In der Brennerei des Elektrogerätewerkes Gornsdorf, [Kreis] Stollberg, [Bezirk] Karl-Marx-Stadt22 brach am 6.10.1959 in einem Zinkbad ein Brand aus, der das Zinkbad und die Brennerei vollkommen vernichtete. Der Betrieb hat einen wichtigen Exportauftrag zu erfüllen. Schaden ca. 60 000 DM. Brandursache noch unbekannt.
In der Gemeinde Selchow, [Kreis] Königs Wusterhausen, [Bezirk] Potsdam, brach am 6.10.1959 ein Scheunenbrand aus. Schaden: 30 bis 35 000 DM. Ursache: vermutliche Brandstiftung.
In der LPG Pretzien, [Kreis] Schönebeck, [bezirk] Magdeburg brannte am 6.10.1959 ein massiver Schuppen nieder. Schaden ca. 8 000 DM. Ursache: vermutliche Brandstiftung.

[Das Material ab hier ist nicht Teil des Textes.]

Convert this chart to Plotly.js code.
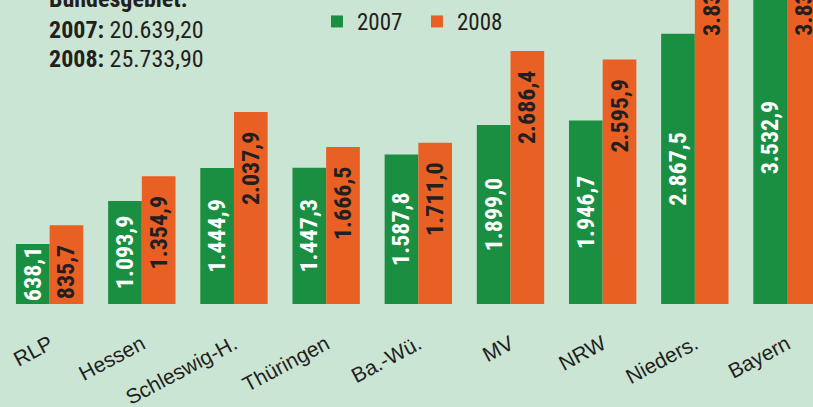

Brände von Strohdiemen wurden in zwei Fällen aus dem Kreis Gardelegen und Erfurt gemeldet. Schaden zwischen 500 und 800 DM. Ursache: vermutliche Brandstiftung durch Kinder.
Auf dem Verladebahnhof Falkenberg RBD Magdeburg wurde die erstmals in der DDR gebaute Drehscheibe einen Tag nach ihrer Inbetriebnahme außer Betrieb gesetzt.
Am 5.10.1959 hatte der Kalizug 19/965 von Sollstedt über Bad-Schandau nach Děčín/ČSR 90 Minuten Verspätung. Ursache: Bei fünf Luftschläuchen fehlten die Dichtungsringe. Außerdem waren bei zwei Wagen die Notbremsen gezogen. Der Zug wurde von Rangierern des Kaliwerkes Sollstedt23 abgefertigt.